**Dataset section**
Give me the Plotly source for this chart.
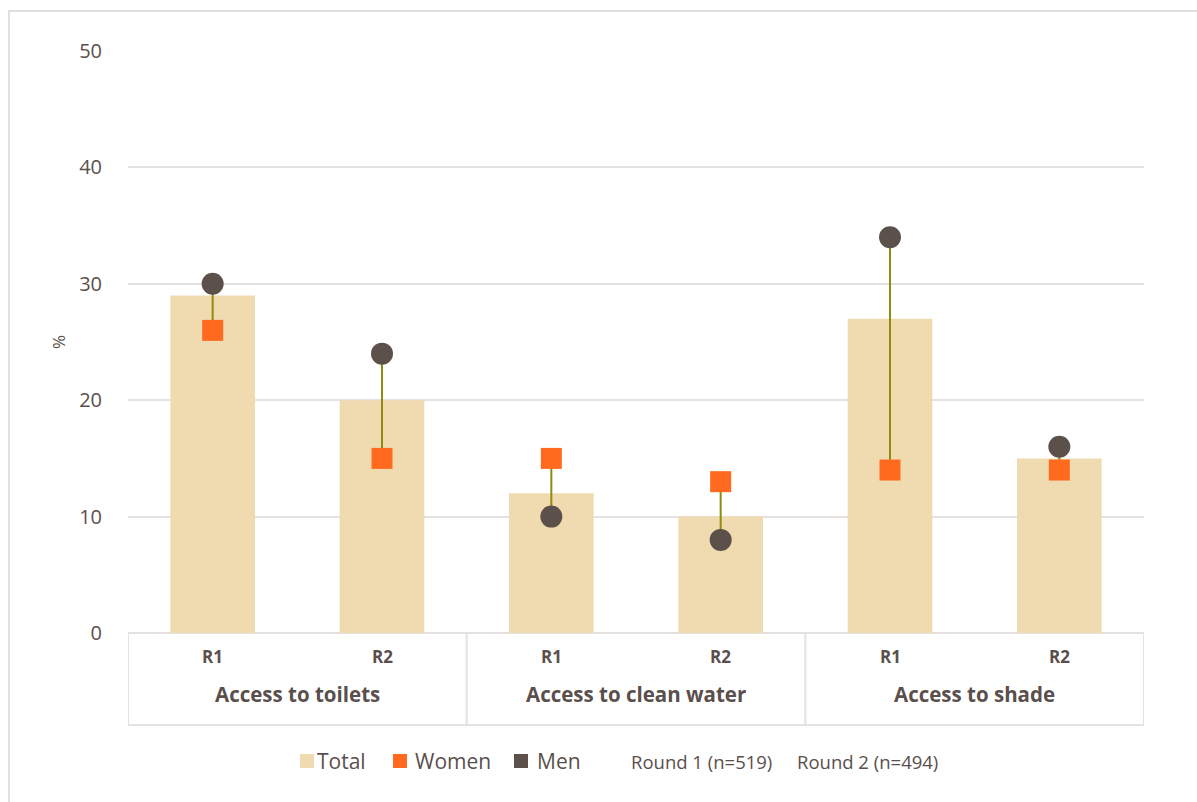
import plotly.graph_objects as go

# Survey results by round and gender (%)
groups = ["Access to toilets", "Access to clean water", "Access to shade"]
rounds = ["R1", "R2"]
total = [29, 20, 12, 10, 27, 15]
women = [26, 15, 15, 13, 14, 14]
men = [30, 24, 10, 8, 34, 16]
y_ticks = [0, 10, 20, 30, 40, 50]
legend_note = ["Round 1 (n=519)", "Round 2 (n=494)"]

TEXT = "#5a4f4c"
GRID = "#e6e1e1"
BAR = "#f0dbb1"
WOMEN_C = "#ff6a1f"
MEN_C = "#5c504b"
LINK_C = "#8c8c0f"
FONT = "Open Sans"

W, H = 1197, 802
L, R, T, B = 128, 53, 51, 169
PW, PH = W - L - R, H - T - B

def px_x(p):
    return (p - L) / PW

def px_y(p):
    return (H - B - p) / PH

xs = list(range(len(total)))

fig = go.Figure()
fig.add_trace(go.Bar(x=xs, y=total, width=0.5, marker=dict(color=BAR, line=dict(width=0)),
                     showlegend=False, hoverinfo="y"))

lx, ly = [], []
for i in xs:
    lx += [i, i, None]
    ly += [women[i], men[i], None]
fig.add_trace(go.Scatter(x=lx, y=ly, mode="lines", line=dict(color=LINK_C, width=2),
                         showlegend=False, hoverinfo="skip"))
fig.add_trace(go.Scatter(x=xs, y=women, mode="markers",
                         marker=dict(symbol="square", size=21, color=WOMEN_C),
                         showlegend=False))
fig.add_trace(go.Scatter(x=xs, y=men, mode="markers",
                         marker=dict(symbol="circle", size=22, color=MEN_C),
                         showlegend=False))

shapes = []
annotations = []

# Category box under the axis
box_bottom = px_y(725)
shapes.append(dict(type="line", xref="x", yref="paper", x0=-0.5, x1=5.5, y0=box_bottom, y1=box_bottom,
                   line=dict(color=GRID, width=2)))
for xv in [-0.5, 1.5, 3.5, 5.5]:
    shapes.append(dict(type="line", xref="x", yref="paper", x0=xv, x1=xv, y0=0, y1=box_bottom,
                       line=dict(color=GRID, width=2)))

for i in xs:
    annotations.append(dict(x=i, y=px_y(656), xref="x", yref="paper", text=f"<b>{rounds[i % 2]}</b>",
                            showarrow=False, xanchor="center", yanchor="middle",
                            font=dict(family=FONT, size=17, color=TEXT)))
for g, name in enumerate(groups):
    annotations.append(dict(x=2 * g + 0.5, y=px_y(694), xref="x", yref="paper", text=f"<b>{name}</b>",
                            showarrow=False, xanchor="center", yanchor="middle",
                            font=dict(family=FONT, size=20.5, color=TEXT)))

# Outer frame
shapes.append(dict(type="rect", xref="paper", yref="paper", x0=px_x(9), x1=px_x(1210),
                   y0=px_y(815), y1=px_y(11), line=dict(color="#e3dfdf", width=2), layer="below"))

# Legend
leg_y = px_y(761)
items = [("Total", BAR, 300, 315), ("Women", WOMEN_C, 393, 413), ("Men", MEN_C, 514, 535)]
for label, col, sx, tx in items:
    shapes.append(dict(type="rect", xref="paper", yref="paper", x0=px_x(sx), x1=px_x(sx + 14),
                       y0=px_y(768), y1=px_y(754), fillcolor=col, line=dict(width=0)))
    annotations.append(dict(x=px_x(tx), y=leg_y, xref="paper", yref="paper", text=label,
                            showarrow=False, xanchor="left", yanchor="middle",
                            font=dict(family=FONT, size=21, color=TEXT)))
for note, nx in zip(legend_note, [629, 795]):
    annotations.append(dict(x=px_x(nx), y=leg_y, xref="paper", yref="paper", text=note,
                            showarrow=False, xanchor="left", yanchor="middle",
                            font=dict(family=FONT, size=18.5, color=TEXT)))

# Y axis title
annotations.append(dict(x=px_x(58), y=px_y(342), xref="paper", yref="paper", text="%", textangle=-90,
                        showarrow=False, xanchor="center", yanchor="middle",
                        font=dict(family=FONT, size=17, color=TEXT)))

fig.update_layout(
    width=W, height=H,
    margin=dict(l=L, r=R, t=T, b=B, pad=0),
    paper_bgcolor="white", plot_bgcolor="white",
    font=dict(family=FONT, color=TEXT),
    shapes=shapes, annotations=annotations,
    showlegend=False,
    xaxis=dict(range=[-0.5, 5.5], showticklabels=False, showgrid=False, zeroline=False,
               showline=False, fixedrange=True),
    yaxis=dict(range=[0, 50], tickvals=y_ticks, showgrid=True, gridcolor=GRID, gridwidth=2,
               zeroline=True, zerolinecolor=GRID, zerolinewidth=2, ticks="", ticklabelstandoff=25,
               tickfont=dict(family=FONT, size=20, color=TEXT), fixedrange=True),
)

fig.write_html("out.html")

**Exercise**
Please repeat exactly the data above from its first line to the line that contains "annotations = []", inclusive, and leave every picture out.

**The result**
Give me the Plotly source for this chart.
import plotly.graph_objects as go

# Survey results by round and gender (%)
groups = ["Access to toilets", "Access to clean water", "Access to shade"]
rounds = ["R1", "R2"]
total = [29, 20, 12, 10, 27, 15]
women = [26, 15, 15, 13, 14, 14]
men = [30, 24, 10, 8, 34, 16]
y_ticks = [0, 10, 20, 30, 40, 50]
legend_note = ["Round 1 (n=519)", "Round 2 (n=494)"]

TEXT = "#5a4f4c"
GRID = "#e6e1e1"
BAR = "#f0dbb1"
WOMEN_C = "#ff6a1f"
MEN_C = "#5c504b"
LINK_C = "#8c8c0f"
FONT = "Open Sans"

W, H = 1197, 802
L, R, T, B = 128, 53, 51, 169
PW, PH = W - L - R, H - T - B

def px_x(p):
    return (p - L) / PW

def px_y(p):
    return (H - B - p) / PH

xs = list(range(len(total)))

fig = go.Figure()
fig.add_trace(go.Bar(x=xs, y=total, width=0.5, marker=dict(color=BAR, line=dict(width=0)),
                     showlegend=False, hoverinfo="y"))

lx, ly = [], []
for i in xs:
    lx += [i, i, None]
    ly += [women[i], men[i], None]
fig.add_trace(go.Scatter(x=lx, y=ly, mode="lines", line=dict(color=LINK_C, width=2),
                         showlegend=False, hoverinfo="skip"))
fig.add_trace(go.Scatter(x=xs, y=women, mode="markers",
                         marker=dict(symbol="square", size=21, color=WOMEN_C),
                         showlegend=False))
fig.add_trace(go.Scatter(x=xs, y=men, mode="markers",
                         marker=dict(symbol="circle", size=22, color=MEN_C),
                         showlegend=False))

shapes = []
annotations = []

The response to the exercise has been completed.